Perché a botte di “siamo più bravi noi di voi”, non si va da nessuna parte.
Perché noi siamo quelli che a colpi di ceralacca, carte bollate e fidejussioni rendiamo la vita impossibile a chiunque abbia uno straccio di idea imprenditoriale e commetta l’errore di partecipare a un bando per ottenere un finanziamento pubblico.
Perché noi siamo quelli che non ce la fanno a mettere insieme uno straccio di vision e di modello a tendere per un’evoluzione digitale del Paese. Sperando che ce la riescano a fare i nuovi arrivati, a partire dal Digital Champion appena insediato e dalla neo DG dell’Agenzia per l’Italia Digitale.

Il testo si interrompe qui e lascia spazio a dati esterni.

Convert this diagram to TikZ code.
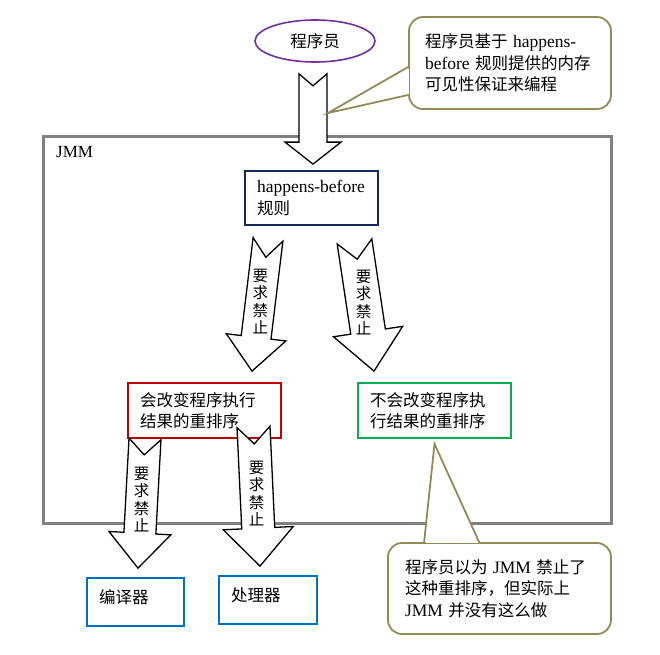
\documentclass[tikz,border=0pt]{standalone}
\usepackage{fontspec}
\setmainfont{Liberation Serif}
\newfontfamily\zh{Noto Sans CJK SC}
\usepackage{xcolor}
\usetikzlibrary{calc,positioning,shapes.geometric}

\definecolor{progpurple}{HTML}{7030A0}
\definecolor{noteolive}{HTML}{948A54}
\definecolor{hbnavy}{HTML}{102A5C}
\definecolor{reorderred}{HTML}{C00000}
\definecolor{reordergreen}{HTML}{00B050}
\definecolor{hwblue}{HTML}{0070C0}
\definecolor{framegray}{HTML}{808080}

\newcommand\lat[1]{{\rmfamily\fontsize{17.5}{21.5}\selectfont #1}}
\newcommand\cnfont{\zh\fontsize{16.5}{21.5}\selectfont}

% notched block arrow: tail, tip, half shaft, half head, head length, notch depth
\newcommand\notcharrow[6]{%
  \coordinate (na-h) at ($(#2)!#5!(#1)$);
  \coordinate (na-n) at ($(#1)!#6!(#2)$);
  \filldraw[bigarrow] ($(#1)!#3!90:(#2)$) -- (na-n) -- ($(#1)!#3!-90:(#2)$)
    -- ($(na-h)!#3!-90:(#2)$) -- ($(na-h)!#4!-90:(#2)$) -- (#2)
    -- ($(na-h)!#4!90:(#2)$) -- ($(na-h)!#3!90:(#2)$) -- cycle;
}

\tikzset{
  bigarrow/.style={draw=black, fill=white, line width=1.3pt, line join=miter},
  textbox/.style={draw, fill=white, line width=1.8pt, inner xsep=12pt, inner ysep=0pt, align=left, font=\cnfont},
  callbox/.style={draw=noteolive, fill=white, line width=1.8pt, rounded corners=14pt, inner xsep=16pt, inner ysep=0pt, align=left, font=\cnfont},
  callline/.style={draw=noteolive, line width=1.8pt, line join=miter},
  vlabel/.style={align=center, inner sep=0pt, font=\zh\fontsize{15.5}{17.5}\selectfont},
  jmmframe/.style={draw=framegray, line width=3pt}
}

\begin{document}
\begin{tikzpicture}[x=1pt,y=-1pt]
\useasboundingbox (0,0) rectangle (660,654);
% JMM frame
\draw[jmmframe] (43,136) rectangle (611,523);
\node[anchor=base west, inner sep=0pt, font=\fontsize{17}{18}\selectfont] (jmm) at (56,157) {JMM};

% boxes
\node[ellipse, draw=progpurple, line width=1.6pt, minimum width=120pt, minimum height=42pt, font=\cnfont] (prog) at (315,41) {程序员};
\node[textbox, draw=hbnavy, minimum width=133pt, minimum height=54pt, text width=109pt] (hb) at (311.5,198) {\lat{\mbox{happens-before}}\\规则};
\node[textbox, draw=reorderred, minimum width=153pt, minimum height=55pt, text width=129pt] (chg) at (204.5,410.5) {会改变程序执行\\结果的重排序};
\node[textbox, draw=reordergreen, minimum width=153pt, minimum height=55pt, text width=129pt] (nochg) at (434.5,410.5) {不会改变程序执\\行结果的重排序};
\node[textbox, draw=hwblue, minimum width=97pt, minimum height=48pt, text width=73pt, text depth=11pt] (comp) at (135.5,602) {编译器};
\node[textbox, draw=hwblue, minimum width=98pt, minimum height=48pt, text width=74pt, text depth=11pt] (cpu) at (268,600) {处理器};

% block arrows
\coordinate (a0s) at ([xshift=-2pt,yshift=-11pt]prog.south);
\coordinate (a0e) at ([xshift=1.5pt,yshift=6pt]hb.north);
\notcharrow{a0s}{a0e}{14pt}{28pt}{22pt}{12pt}

\coordinate (a1s) at ([xshift=-43.5pt,yshift=-13.5pt]hb.south);
\coordinate (a1e) at ([xshift=47.5pt,yshift=11pt]chg.north);
\notcharrow{a1s}{a1e}{15pt}{30pt}{34pt}{18pt}
\node[vlabel] (l1) at ($(a1s)!0.47!(a1e)$) {要\\求\\禁\\止};

\coordinate (a2s) at ([xshift=43pt,yshift=-15.5pt]hb.south);
\coordinate (a2e) at ([xshift=-60.5pt,yshift=11pt]nochg.north);
\notcharrow{a2s}{a2e}{17.5pt}{35pt}{40pt}{18pt}
\node[vlabel] (l2) at ($(a2s)!0.47!(a2e)$) {要\\求\\禁\\止};

\coordinate (a3s) at ([xshift=-59.5pt]chg.south);
\coordinate (a3e) at ([xshift=2.5pt,yshift=9pt]comp.north);
\notcharrow{a3s}{a3e}{16pt}{31pt}{35pt}{16pt}
\node[vlabel] (l3) at ($(a3s)!0.47!(a3e)$) {要\\求\\禁\\止};

\coordinate (a4s) at ([xshift=49pt,yshift=12pt]chg.south);
\coordinate (a4e) at ([xshift=-8pt,yshift=9pt]cpu.north);
\notcharrow{a4s}{a4e}{16.5pt}{35pt}{38pt}{17pt}
\node[vlabel] (l4) at ($(a4s)!0.48!(a4e)$) {要\\求\\禁\\止};

% callouts
\node[callbox, minimum width=202pt, minimum height=92pt, text width=170pt] (note1) at (510,63)
  {程序员基于 \lat{happens-}\\\lat{before} 规则提供的内存\\可见性保证来编程};
\coordinate (n1a) at ([yshift=-4pt]note1.west); \coordinate (n1b) at ([yshift=-32pt]note1.west);
\coordinate (n1tip) at (328,113);
\fill[white] (n1a) -- (n1tip) -- (n1b) -- cycle;
\draw[white, line width=2.6pt] ([yshift=-1.5pt]n1a) -- ([yshift=1.5pt]n1b);
\draw[callline] (n1a) -- (n1tip) -- (n1b);

\node[callbox, minimum width=223pt, minimum height=91pt, text width=189pt] (note2) at (499.5,588.5)
  {程序员以为 \lat{JMM} 禁止了\\这种重排序，但实际上\\\lat{JMM} 并没有这么做};
\coordinate (n2a) at ([xshift=37pt]note2.north west); \coordinate (n2b) at ([xshift=92pt]note2.north west);
\coordinate (n2tip) at ([yshift=-5pt]nochg.south);
\fill[white] (n2a) -- (n2tip) -- (n2b) -- cycle;
\draw[white, line width=2.6pt] ([xshift=1.5pt]n2a) -- ([xshift=-1.5pt]n2b);
\draw[callline] (n2a) -- (n2tip) -- (n2b);
\end{tikzpicture}
\end{document}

Ma andare a Ovest per annunciare una Via Italiana all’Informatica, francamente mi pare prematuro.
Partiamo piuttosto dall’andare a chiedere loro di tornare a investire in Italia. Ofrendo, magari, qualche piccola merce di scambio a partire da una nuova e significativa tornata di investimenti pubblici per l’Agenda Digitale.
PS: Presidente Renzi, metta in conto che qualcuno in Silicon Valley potrebbe chiederle come sta l’Onorevole Boccia, quello della Google Tax. E, sicuramente, le faranno domande su Gino Paoli, sulla SIAE e sulla “copia privata”. Non le basterà, parlare di Ivrea e dell’ing. Perotto.
E, mi raccomando: appena trova una mezza giornata libera, venga a farsi un giro a Ivrea. La aspettiamo.